Written task –
Transcribe the lines below verbatim, skipping the images.

## START Dataset extract

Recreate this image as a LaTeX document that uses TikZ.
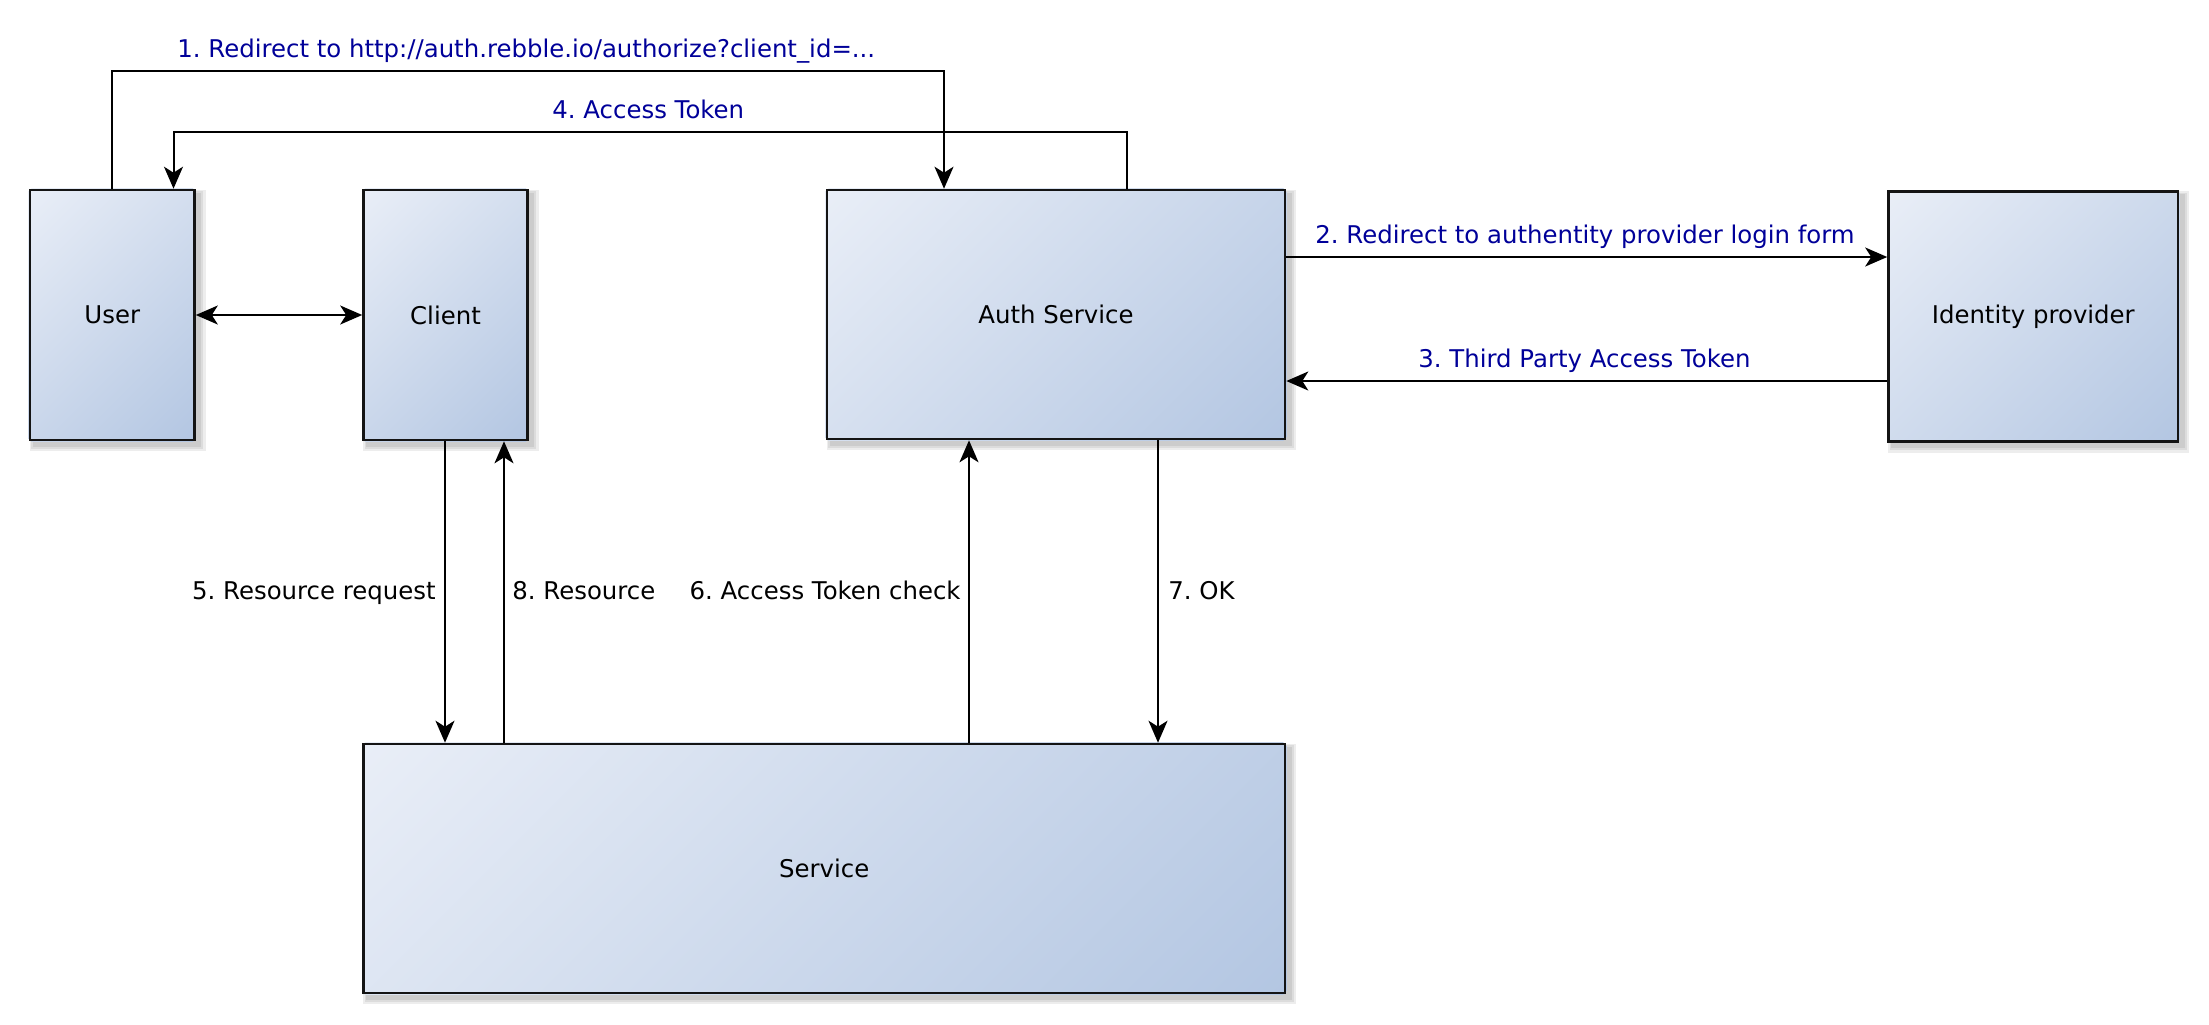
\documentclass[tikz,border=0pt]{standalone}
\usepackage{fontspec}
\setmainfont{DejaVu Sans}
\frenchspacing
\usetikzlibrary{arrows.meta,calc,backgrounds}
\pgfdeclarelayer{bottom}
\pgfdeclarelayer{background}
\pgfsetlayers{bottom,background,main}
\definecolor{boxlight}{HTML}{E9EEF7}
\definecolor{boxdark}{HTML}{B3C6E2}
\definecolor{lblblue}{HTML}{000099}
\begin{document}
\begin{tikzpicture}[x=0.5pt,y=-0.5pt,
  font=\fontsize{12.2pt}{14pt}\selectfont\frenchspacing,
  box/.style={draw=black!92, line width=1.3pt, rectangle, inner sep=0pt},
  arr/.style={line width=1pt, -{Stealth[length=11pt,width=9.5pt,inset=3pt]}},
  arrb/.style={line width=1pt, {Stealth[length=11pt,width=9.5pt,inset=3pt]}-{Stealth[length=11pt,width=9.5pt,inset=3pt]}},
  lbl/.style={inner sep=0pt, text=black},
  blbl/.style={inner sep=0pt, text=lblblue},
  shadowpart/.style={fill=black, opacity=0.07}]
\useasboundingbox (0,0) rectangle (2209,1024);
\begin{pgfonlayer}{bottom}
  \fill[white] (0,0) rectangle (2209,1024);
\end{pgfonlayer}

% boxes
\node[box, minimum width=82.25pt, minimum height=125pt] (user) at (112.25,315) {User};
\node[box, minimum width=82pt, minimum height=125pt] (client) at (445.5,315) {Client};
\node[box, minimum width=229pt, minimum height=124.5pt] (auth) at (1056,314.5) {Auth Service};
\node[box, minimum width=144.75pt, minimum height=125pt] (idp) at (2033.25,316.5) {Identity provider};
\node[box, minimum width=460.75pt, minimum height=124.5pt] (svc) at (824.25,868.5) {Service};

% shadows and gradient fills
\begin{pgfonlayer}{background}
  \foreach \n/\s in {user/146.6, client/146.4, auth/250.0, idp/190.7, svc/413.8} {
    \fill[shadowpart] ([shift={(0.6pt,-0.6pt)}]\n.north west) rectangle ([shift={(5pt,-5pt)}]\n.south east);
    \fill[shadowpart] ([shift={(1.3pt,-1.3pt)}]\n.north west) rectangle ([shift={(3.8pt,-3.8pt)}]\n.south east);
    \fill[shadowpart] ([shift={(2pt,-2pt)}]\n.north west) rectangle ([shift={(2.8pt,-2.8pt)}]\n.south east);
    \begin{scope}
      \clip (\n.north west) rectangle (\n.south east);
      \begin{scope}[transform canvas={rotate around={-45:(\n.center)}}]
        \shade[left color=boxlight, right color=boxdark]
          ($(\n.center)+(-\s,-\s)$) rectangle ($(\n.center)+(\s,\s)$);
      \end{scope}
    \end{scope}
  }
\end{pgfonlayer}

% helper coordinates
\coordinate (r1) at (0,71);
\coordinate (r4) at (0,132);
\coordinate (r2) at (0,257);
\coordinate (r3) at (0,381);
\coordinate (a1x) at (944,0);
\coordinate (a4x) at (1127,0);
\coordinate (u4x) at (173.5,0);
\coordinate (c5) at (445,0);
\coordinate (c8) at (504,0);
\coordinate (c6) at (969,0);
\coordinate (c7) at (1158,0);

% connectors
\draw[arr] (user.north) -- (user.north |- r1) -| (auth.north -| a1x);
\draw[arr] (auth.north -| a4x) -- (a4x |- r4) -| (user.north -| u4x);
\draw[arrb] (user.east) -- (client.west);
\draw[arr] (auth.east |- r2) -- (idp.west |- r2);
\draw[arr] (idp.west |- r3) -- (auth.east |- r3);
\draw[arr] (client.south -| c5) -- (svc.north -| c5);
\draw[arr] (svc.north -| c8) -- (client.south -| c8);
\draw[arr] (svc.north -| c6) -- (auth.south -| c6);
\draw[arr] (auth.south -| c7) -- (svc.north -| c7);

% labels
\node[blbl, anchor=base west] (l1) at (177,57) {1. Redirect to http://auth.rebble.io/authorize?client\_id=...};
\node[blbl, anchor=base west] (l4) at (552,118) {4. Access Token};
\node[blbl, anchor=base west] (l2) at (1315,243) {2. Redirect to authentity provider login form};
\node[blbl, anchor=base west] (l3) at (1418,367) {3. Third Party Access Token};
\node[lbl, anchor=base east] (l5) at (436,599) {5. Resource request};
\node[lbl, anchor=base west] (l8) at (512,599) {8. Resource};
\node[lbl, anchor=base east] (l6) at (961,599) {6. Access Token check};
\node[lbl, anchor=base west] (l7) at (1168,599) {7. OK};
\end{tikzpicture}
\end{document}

## END Dataset extract

Task answer –
Recreate this image as a LaTeX document that uses TikZ.
\documentclass[tikz,border=0pt]{standalone}
\usepackage{fontspec}
\setmainfont{DejaVu Sans}
\frenchspacing
\usetikzlibrary{arrows.meta,calc,backgrounds}
\pgfdeclarelayer{bottom}
\pgfdeclarelayer{background}
\pgfsetlayers{bottom,background,main}
\definecolor{boxlight}{HTML}{E9EEF7}
\definecolor{boxdark}{HTML}{B3C6E2}
\definecolor{lblblue}{HTML}{000099}
\begin{document}
\begin{tikzpicture}[x=0.5pt,y=-0.5pt,
  font=\fontsize{12.2pt}{14pt}\selectfont\frenchspacing,
  box/.style={draw=black!92, line width=1.3pt, rectangle, inner sep=0pt},
  arr/.style={line width=1pt, -{Stealth[length=11pt,width=9.5pt,inset=3pt]}},
  arrb/.style={line width=1pt, {Stealth[length=11pt,width=9.5pt,inset=3pt]}-{Stealth[length=11pt,width=9.5pt,inset=3pt]}},
  lbl/.style={inner sep=0pt, text=black},
  blbl/.style={inner sep=0pt, text=lblblue},
  shadowpart/.style={fill=black, opacity=0.07}]
\useasboundingbox (0,0) rectangle (2209,1024);
\begin{pgfonlayer}{bottom}
  \fill[white] (0,0) rectangle (2209,1024);
\end{pgfonlayer}

% boxes
\node[box, minimum width=82.25pt, minimum height=125pt] (user) at (112.25,315) {User};
\node[box, minimum width=82pt, minimum height=125pt] (client) at (445.5,315) {Client};
\node[box, minimum width=229pt, minimum height=124.5pt] (auth) at (1056,314.5) {Auth Service};
\node[box, minimum width=144.75pt, minimum height=125pt] (idp) at (2033.25,316.5) {Identity provider};
\node[box, minimum width=460.75pt, minimum height=124.5pt] (svc) at (824.25,868.5) {Service};

% shadows and gradient fills
\begin{pgfonlayer}{background}
  \foreach \n/\s in {user/146.6, client/146.4, auth/250.0, idp/190.7, svc/413.8} {
    \fill[shadowpart] ([shift={(0.6pt,-0.6pt)}]\n.north west) rectangle ([shift={(5pt,-5pt)}]\n.south east);
    \fill[shadowpart] ([shift={(1.3pt,-1.3pt)}]\n.north west) rectangle ([shift={(3.8pt,-3.8pt)}]\n.south east);
    \fill[shadowpart] ([shift={(2pt,-2pt)}]\n.north west) rectangle ([shift={(2.8pt,-2.8pt)}]\n.south east);
    \begin{scope}
      \clip (\n.north west) rectangle (\n.south east);
      \begin{scope}[transform canvas={rotate around={-45:(\n.center)}}]
        \shade[left color=boxlight, right color=boxdark]
          ($(\n.center)+(-\s,-\s)$) rectangle ($(\n.center)+(\s,\s)$);
      \end{scope}
    \end{scope}
  }
\end{pgfonlayer}

% helper coordinates
\coordinate (r1) at (0,71);
\coordinate (r4) at (0,132);
\coordinate (r2) at (0,257);
\coordinate (r3) at (0,381);
\coordinate (a1x) at (944,0);
\coordinate (a4x) at (1127,0);
\coordinate (u4x) at (173.5,0);
\coordinate (c5) at (445,0);
\coordinate (c8) at (504,0);
\coordinate (c6) at (969,0);
\coordinate (c7) at (1158,0);

% connectors
\draw[arr] (user.north) -- (user.north |- r1) -| (auth.north -| a1x);
\draw[arr] (auth.north -| a4x) -- (a4x |- r4) -| (user.north -| u4x);
\draw[arrb] (user.east) -- (client.west);
\draw[arr] (auth.east |- r2) -- (idp.west |- r2);
\draw[arr] (idp.west |- r3) -- (auth.east |- r3);
\draw[arr] (client.south -| c5) -- (svc.north -| c5);
\draw[arr] (svc.north -| c8) -- (client.south -| c8);
\draw[arr] (svc.north -| c6) -- (auth.south -| c6);
\draw[arr] (auth.south -| c7) -- (svc.north -| c7);

% labels
\node[blbl, anchor=base west] (l1) at (177,57) {1. Redirect to http://auth.rebble.io/authorize?client\_id=...};
\node[blbl, anchor=base west] (l4) at (552,118) {4. Access Token};
\node[blbl, anchor=base west] (l2) at (1315,243) {2. Redirect to authentity provider login form};
\node[blbl, anchor=base west] (l3) at (1418,367) {3. Third Party Access Token};
\node[lbl, anchor=base east] (l5) at (436,599) {5. Resource request};
\node[lbl, anchor=base west] (l8) at (512,599) {8. Resource};
\node[lbl, anchor=base east] (l6) at (961,599) {6. Access Token check};
\node[lbl, anchor=base west] (l7) at (1168,599) {7. OK};
\end{tikzpicture}
\end{document}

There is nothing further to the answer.